===== Data section

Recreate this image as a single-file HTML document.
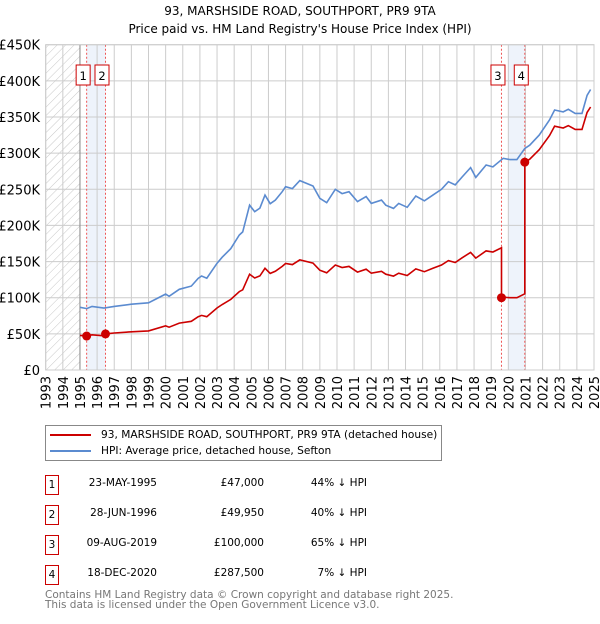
<!DOCTYPE html>
<html><head><meta charset="utf-8">
<style>
body{margin:0;background:#fff;font-family:"DejaVu Sans","Liberation Sans",sans-serif;}
svg text{font-family:"DejaVu Sans","Liberation Sans",sans-serif;}
</style></head>
<body>
<svg id="chart" width="600" height="620" viewBox="0 0 600 620" xmlns="http://www.w3.org/2000/svg">
<defs>
<pattern id="hatch" width="6" height="6" patternUnits="userSpaceOnUse" patternTransform="rotate(45)">
<line x1="0" y1="0" x2="0" y2="6" stroke="#c8c8c8" stroke-width="1"/>
</pattern>
</defs>
<text x="300" y="15" text-anchor="middle" font-size="12">93, MARSHSIDE ROAD, SOUTHPORT, PR9 9TA</text>
<text x="300" y="33" text-anchor="middle" font-size="12">Price paid vs. HM Land Registry's House Price Index (HPI)</text>
<g id="grid"></g>
<g id="marks"></g>
<g id="axes"></g>
</svg>
<script>
const hpiYears=[1995.0,1995.4,1995.7,1996.4,1997,1998,1999,2000,2000.2,2000.8,2001.5,2001.9,2002.1,2002.4,2003.0,2003.3,2003.8,2004.3,2004.5,2004.9,2005.2,2005.5,2005.8,2006.1,2006.4,2006.8,2007.0,2007.4,2007.83,2008.6,2009.0,2009.4,2009.9,2010.3,2010.7,2011.2,2011.7,2012.0,2012.6,2012.85,2013.3,2013.6,2014.1,2014.6,2015.1,2015.6,2016.1,2016.5,2016.9,2017.3,2017.8,2018.1,2018.7,2019.1,2019.7,2020.1,2020.5,2020.96,2021.25,2021.8,2022.4,2022.7,2023.2,2023.5,2023.9,2024.3,2024.6,2024.8];
const hpiValues=[86.7,85,88,85.6,88,91,93,105,102,111.6,116,126.8,130,127,147.6,156,168,186.7,191,228,219,224,242,230,235,246.7,253.6,251,262,254.5,237.5,231.5,250,244,246.7,233,240,230.5,235,228,223.6,230.5,225,240.7,234,242,250,260.5,256,267,280,266.5,283.6,281,292.8,291,291,306.6,311,325,345.8,359.7,357,360.6,355,355,380,388];
const saleLabels=["1","2","3","4"];
const saleYears=[1995.39,1996.49,2019.6,2020.96];
const salePrices=[47,49.95,100,287.5];
const yTicks=[0,50,100,150,200,250,300,350,400,450];
const yTickLabels=["£0","£50K","£100K","£150K","£200K","£250K","£300K","£350K","£400K","£450K"];
const xTicks=[1993,1994,1995,1996,1997,1998,1999,2000,2001,2002,2003,2004,2005,2006,2007,2008,2009,2010,2011,2012,2013,2014,2015,2016,2017,2018,2019,2020,2021,2022,2023,2024,2025];

const X0=45.7,X1=594,Y0=370,Y1=44.7;
const xs=y=>X0+(y-1993)/(2025-1993)*(X1-X0);
const ys=v=>Y0-v/450*(Y0-Y1);
const NS="http://www.w3.org/2000/svg";
function mk(tag,attrs,parent){const e=document.createElementNS(NS,tag);for(const k in attrs)e.setAttribute(k,attrs[k]);parent.appendChild(e);return e;}
const grid=document.getElementById('grid'),marks=document.getElementById('marks'),axes=document.getElementById('axes');
function hpiAt(t){for(let i=0;i<hpiYears.length-1;i++){if(t>=hpiYears[i]&&t<=hpiYears[i+1]){const f=(t-hpiYears[i])/(hpiYears[i+1]-hpiYears[i]);return hpiValues[i]+f*(hpiValues[i+1]-hpiValues[i]);}}return t<hpiYears[0]?hpiValues[0]:hpiValues[hpiValues.length-1];}

let r=mk('rect',{x:X0,y:Y1,width:xs(1995)-X0,height:Y0-Y1,fill:'url(#hatch)'},grid);


r=mk('rect',{x:xs(saleYears[0]),y:Y1,width:xs(saleYears[1])-xs(saleYears[0]),height:Y0-Y1,fill:'#eef3fb'},grid);


r=mk('rect',{x:xs(2020),y:Y1,width:xs(saleYears[3])-xs(2020),height:Y0-Y1,fill:'#eef3fb'},grid);


yTicks.forEach((v,i)=>{
  const l=mk('line',{x1:X0,x2:X1,y1:ys(v),y2:ys(v),stroke:'#cccccc','stroke-width':1},grid);
  
  
  const t=mk('text',{x:40,y:ys(v)+5,'text-anchor':'end','font-size':13},axes);
  t.textContent=yTickLabels[i];
  
  
});
xTicks.forEach(yr=>{
  const l=mk('line',{x1:xs(yr),x2:xs(yr),y1:Y1,y2:Y0,stroke:'#cccccc','stroke-width':1},grid);
  
  
  const t=mk('text',{x:0,y:0,'text-anchor':'end','font-size':13,transform:`translate(${xs(yr)+5},376) rotate(-90)`},axes);
  t.textContent=yr;
  
  
});
let b=mk('line',{x1:xs(1995),x2:xs(1995),y1:Y1,y2:Y0,stroke:'#888','stroke-width':1},grid);


saleYears.forEach(sy=>{
  const l=mk('line',{x1:xs(sy),x2:xs(sy),y1:Y1,y2:Y0,stroke:'#ee5555','stroke-width':1,'stroke-dasharray':'2,2'},grid);
  
  
});
const hp=hpiYears.map((y,i)=>`${xs(y).toFixed(1)},${ys(hpiValues[i]).toFixed(1)}`).join(' ');
let pl=mk('polyline',{points:hp,fill:'none',stroke:'#5b8bd0','stroke-width':1.6},marks);


const pts=[];
let ratio=salePrices[0]/hpiAt(saleYears[0]);
let si=0;
hpiYears.forEach((y,i)=>{
  while(si<saleYears.length&&saleYears[si]<=y){
    if(si>0){pts.push([saleYears[si],ratio*hpiAt(saleYears[si])]);}
    pts.push([saleYears[si],salePrices[si]]);
    ratio=salePrices[si]/hpiAt(saleYears[si]);
    si++;
  }
  pts.push([y,ratio*hpiValues[i]]);
});
pl=mk('polyline',{points:pts.map(p=>`${xs(p[0]).toFixed(1)},${ys(p[1]).toFixed(1)}`).join(' '),fill:'none',stroke:'#cc0000','stroke-width':1.6},marks);


saleYears.forEach((sy,i)=>{
  const c=mk('circle',{cx:xs(sy),cy:ys(salePrices[i]),r:4.5,fill:'#cc0000'},marks);
  
  
  const g=mk('g',{},marks);
  
  
  const cx=xs(sy)-3.5;
  mk('rect',{x:cx-7,y:65,width:14,height:20,fill:'#fff',stroke:'#cc0000','stroke-width':1},g);
  const t=mk('text',{x:cx,y:80,'text-anchor':'middle','font-size':11.5},g);
  t.textContent=saleLabels[i];
});
let fr=mk('rect',{x:X0,y:Y1,width:X1-X0,height:Y0-Y1,fill:'none',stroke:'#cccccc','stroke-width':1},axes);


</script>
<div style="position:absolute;left:45px;top:425px;width:397px;height:36px;border:1px solid #888;box-sizing:border-box;font-size:10.6px;">
 <div style="position:absolute;left:4px;top:3px;white-space:nowrap;"><span style="display:inline-block;width:41px;height:2px;background:#cc0000;vertical-align:middle;margin-right:10px;"></span>93, MARSHSIDE ROAD, SOUTHPORT, PR9 9TA (detached house)</div>
 <div style="position:absolute;left:4px;top:19px;white-space:nowrap;"><span style="display:inline-block;width:41px;height:2px;background:#5b8bd0;vertical-align:middle;margin-right:10px;"></span>HPI: Average price, detached house, Sefton</div>
</div>
<div style="position:absolute;left:0;top:0;font-size:10.5px;">
 <div>
  <div style="position:absolute;left:45px;top:475px;width:14px;height:20px;border:1px solid #cc0000;box-sizing:border-box;text-align:center;line-height:18px;">1</div>
  <div style="position:absolute;left:57px;top:477px;width:100px;text-align:right;">23-MAY-1995</div>
  <div style="position:absolute;left:164px;top:477px;width:100px;text-align:right;">£47,000</div>
  <div style="position:absolute;left:267px;top:477px;width:100px;text-align:right;">44% ↓ HPI</div>
 </div>
 <div>
  <div style="position:absolute;left:45px;top:505px;width:14px;height:20px;border:1px solid #cc0000;box-sizing:border-box;text-align:center;line-height:18px;">2</div>
  <div style="position:absolute;left:57px;top:507px;width:100px;text-align:right;">28-JUN-1996</div>
  <div style="position:absolute;left:164px;top:507px;width:100px;text-align:right;">£49,950</div>
  <div style="position:absolute;left:267px;top:507px;width:100px;text-align:right;">40% ↓ HPI</div>
 </div>
 <div>
  <div style="position:absolute;left:45px;top:535px;width:14px;height:20px;border:1px solid #cc0000;box-sizing:border-box;text-align:center;line-height:18px;">3</div>
  <div style="position:absolute;left:57px;top:537px;width:100px;text-align:right;">09-AUG-2019</div>
  <div style="position:absolute;left:164px;top:537px;width:100px;text-align:right;">£100,000</div>
  <div style="position:absolute;left:267px;top:537px;width:100px;text-align:right;">65% ↓ HPI</div>
 </div>
 <div>
  <div style="position:absolute;left:45px;top:565px;width:14px;height:20px;border:1px solid #cc0000;box-sizing:border-box;text-align:center;line-height:18px;">4</div>
  <div style="position:absolute;left:57px;top:567px;width:100px;text-align:right;">18-DEC-2020</div>
  <div style="position:absolute;left:164px;top:567px;width:100px;text-align:right;">£287,500</div>
  <div style="position:absolute;left:267px;top:567px;width:100px;text-align:right;">7% ↓ HPI</div>
 </div>
</div>
<div style="position:absolute;left:45px;top:590px;font-size:10.5px;color:#777;line-height:10px;white-space:nowrap;">Contains HM Land Registry data © Crown copyright and database right 2025.<br>This data is licensed under the Open Government Licence v3.0.</div>
</body></html>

==========

Say how many lines hold the word "document", giving the number and nothing else.

Complete output — 3